Feminist views in Judaism often retain the traditional view that God does not have any sex but does have a gender which is male, but experiment with the use of feminine language and symbolism for God.

== God/dess in Judaism ==
Some Jewish thinkers address issues of gendered language and imagery directly. Rabbi Jill Hammer challenges the features of traditional Jewish conceptions of God by creating a relatable deity, a Goddess, for those who cannot relate to "God". The Goddess is nondual, panentheist, and earthbound. Hammer describes the Goddess as both a person and in an impersonal form of nature. While she privileges the imagelessness that allows for a God beyond gender, she honors all framings and diverse experiences and visualizations of the Goddess. Julia Watts-Belser also discusses God/dess' gender.
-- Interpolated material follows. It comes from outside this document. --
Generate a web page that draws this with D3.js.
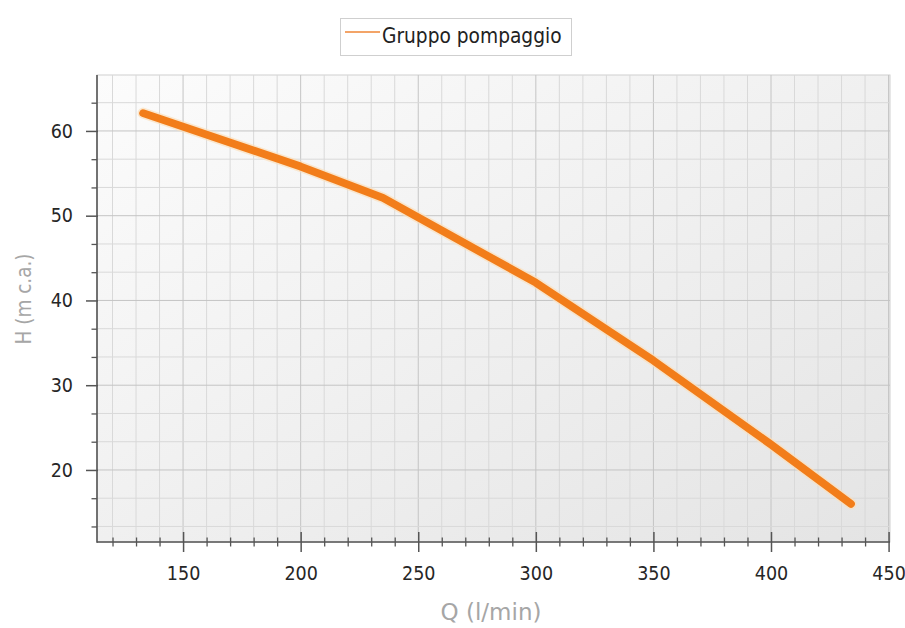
<!DOCTYPE html>
<html><head><meta charset="utf-8">
<script src="https://cdn.jsdelivr.net/npm/d3@7"></script>
<style>body{margin:0;background:#fff;} svg{display:block}</style>
</head><body><svg id="c" width="905" height="628"></svg>
<script>
// ---- data ----
const flow = [133, 200, 235, 300, 350, 400, 434];
const head = [62.1, 55.8, 52.1, 42.1, 32.9, 23.0, 16.0];
const xTickValues = [150, 200, 250, 300, 350, 400, 450];
const yTickValues = [20, 30, 40, 50, 60];
const xMinorValues = d3.range(120, 451, 10);
const yMinorValues = d3.range(4, 20).map(i => i * 10 / 3);
const seriesName = "Gruppo pompaggio";
const xTitle = "Q (l/min)";
const yTitle = "H (m c.a.)";

// ---- layout ----
const L = 97, R = 890, T = 75, B = 542;
const FONT = "'DejaVu Sans Condensed','DejaVu Sans',sans-serif";
const svg = d3.select("#c");
const x = d3.scaleLinear().domain([113.4, 450.6]).range([L, R]);
const y = d3.scaleLinear().domain([11.5, 66.6]).range([B, T]);

const defs = svg.append("defs");
const g1 = defs.append("linearGradient").attr("id", "bg")
  .attr("x1", 0).attr("y1", 0).attr("x2", 1).attr("y2", 1);
g1.append("stop").attr("offset", "0%").attr("stop-color", "#fcfcfc");
g1.append("stop").attr("offset", "100%").attr("stop-color", "#e4e4e4");

svg.append("rect").attr("x", L).attr("y", T).attr("width", R - L).attr("height", B - T)
  .attr("fill", "url(#bg)").attr("stroke", "#d0d0d0").attr("stroke-width", 1);

// grid
const grid = svg.append("g");
grid.selectAll(".vx").data(xMinorValues).join("line")
  .attr("x1", d => x(d)).attr("x2", d => x(d)).attr("y1", T).attr("y2", B)
  .attr("stroke", d => d % 50 === 0 ? "#c4c4c4" : "#d9d9d9").attr("stroke-width", 1);
grid.selectAll(".hy").data(yMinorValues.filter(v => y(v) > T + 1 && y(v) < B - 1)).join("line")
  .attr("y1", d => y(d)).attr("y2", d => y(d)).attr("x1", L).attr("x2", R)
  .attr("stroke", d => Math.abs(d - Math.round(d / 10) * 10) < 0.01 ? "#c4c4c4" : "#d9d9d9").attr("stroke-width", 1);

// line
const line = d3.line().x((d, i) => x(flow[i])).y((d, i) => y(head[i]));
svg.append("path").datum(head).attr("d", line).attr("fill", "none")
  .attr("stroke", "#fbe0bc").attr("stroke-width", 11).attr("stroke-linecap", "round").attr("stroke-linejoin", "round").attr("opacity", 0.7);
svg.append("path").datum(head).attr("d", line).attr("fill", "none")
  .attr("stroke", "#f27d1a").attr("stroke-width", 7.8).attr("stroke-linecap", "round").attr("stroke-linejoin", "round");

// x axis
const xAxis = svg.append("g").attr("transform", `translate(0,${B})`)
  .call(d3.axisBottom(x).tickValues(xTickValues).tickSize(10).tickPadding(14).tickFormat(d3.format("d")));
xAxis.select(".domain").remove();
xAxis.selectAll(".tick line").attr("y1", -10).attr("stroke", "#555").attr("stroke-width", 1.5);
xAxis.selectAll("text").attr("font-family", FONT).attr("font-size", 19.5).attr("fill", "#262626");
const xMinor = svg.append("g").attr("transform", `translate(0,${B})`)
  .call(d3.axisBottom(x).tickValues(xMinorValues.filter(v => v % 50 !== 0)).tickSize(4.5).tickFormat(""));
xMinor.select(".domain").remove();
xMinor.selectAll(".tick line").attr("y1", -4.5).attr("stroke", "#555").attr("stroke-width", 1.3);

// y axis
const yAxis = svg.append("g").attr("transform", `translate(${L},0)`)
  .call(d3.axisLeft(y).tickValues(yTickValues).tickSize(11).tickPadding(13).tickFormat(d3.format("d")));
yAxis.select(".domain").remove();
yAxis.selectAll(".tick line").attr("x2", -11).attr("x1", 1).attr("stroke", "#555").attr("stroke-width", 1.5);
yAxis.selectAll("text").attr("font-family", FONT).attr("font-size", 19.5).attr("fill", "#262626");
const yMinor = svg.append("g").attr("transform", `translate(${L},0)`)
  .call(d3.axisLeft(y).tickValues(yMinorValues.filter(v => y(v) > T + 2 && Math.abs(v - Math.round(v / 10) * 10) > 0.01)).tickSize(5.5).tickFormat(""));
yMinor.select(".domain").remove();
yMinor.selectAll(".tick line").attr("stroke", "#555").attr("stroke-width", 1.3);

// axis lines
svg.append("line").attr("x1", L).attr("x2", L).attr("y1", T).attr("y2", B + 0.75).attr("stroke", "#555").attr("stroke-width", 1.6);
svg.append("line").attr("x1", L).attr("x2", R).attr("y1", B).attr("y2", B).attr("stroke", "#555").attr("stroke-width", 1.6);

// titles
svg.append("text").attr("x", 491).attr("y", 620).attr("text-anchor", "middle")
  .attr("font-family", "'DejaVu Sans',sans-serif").attr("font-size", 23).attr("fill", "#a6a6a6").text(xTitle);
svg.append("text").attr("transform", "translate(31,299) rotate(-90)").attr("text-anchor", "middle")
  .attr("font-family", FONT).attr("font-size", 20.5).attr("fill", "#a6a6a6").text(yTitle);

// legend
const lg = svg.append("g");
lg.append("rect").attr("x", 340.5).attr("y", 18.5).attr("width", 231).attr("height", 37)
  .attr("fill", "#fff").attr("stroke", "#cfcfcf").attr("stroke-width", 1);
lg.append("line").attr("x1", 345).attr("x2", 380).attr("y1", 32).attr("y2", 32)
  .attr("stroke", "#f3a468").attr("stroke-width", 2);
lg.append("text").attr("x", 382).attr("y", 42.5).attr("font-family", FONT).attr("font-size", 20.7)
  .attr("fill", "#222").text(seriesName);
</script></body></html>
Like Hammer, Watts-Belser celebrates diversity of experiences and conceptions of God, stating that "She was none of that and all of it", demonstrating also panentheist notions. Watts-Belser visualizes a "trans God/dess ... characterized by fluidity, a shifting nature that refuses to resolve itself into a single manifestation or gender expression." This God/dess would allow the Jewish tradition to reclaim the female divinity it was denied rather than replace God with Goddess. In order to do so, she wants to utilize the Shekhinah, God's feminine side. She concludes that God is ultimately beyond gender since gender is a social construction and therefore insignificant. However, because gender does matter so much in our society, God's gender does and should matter to us.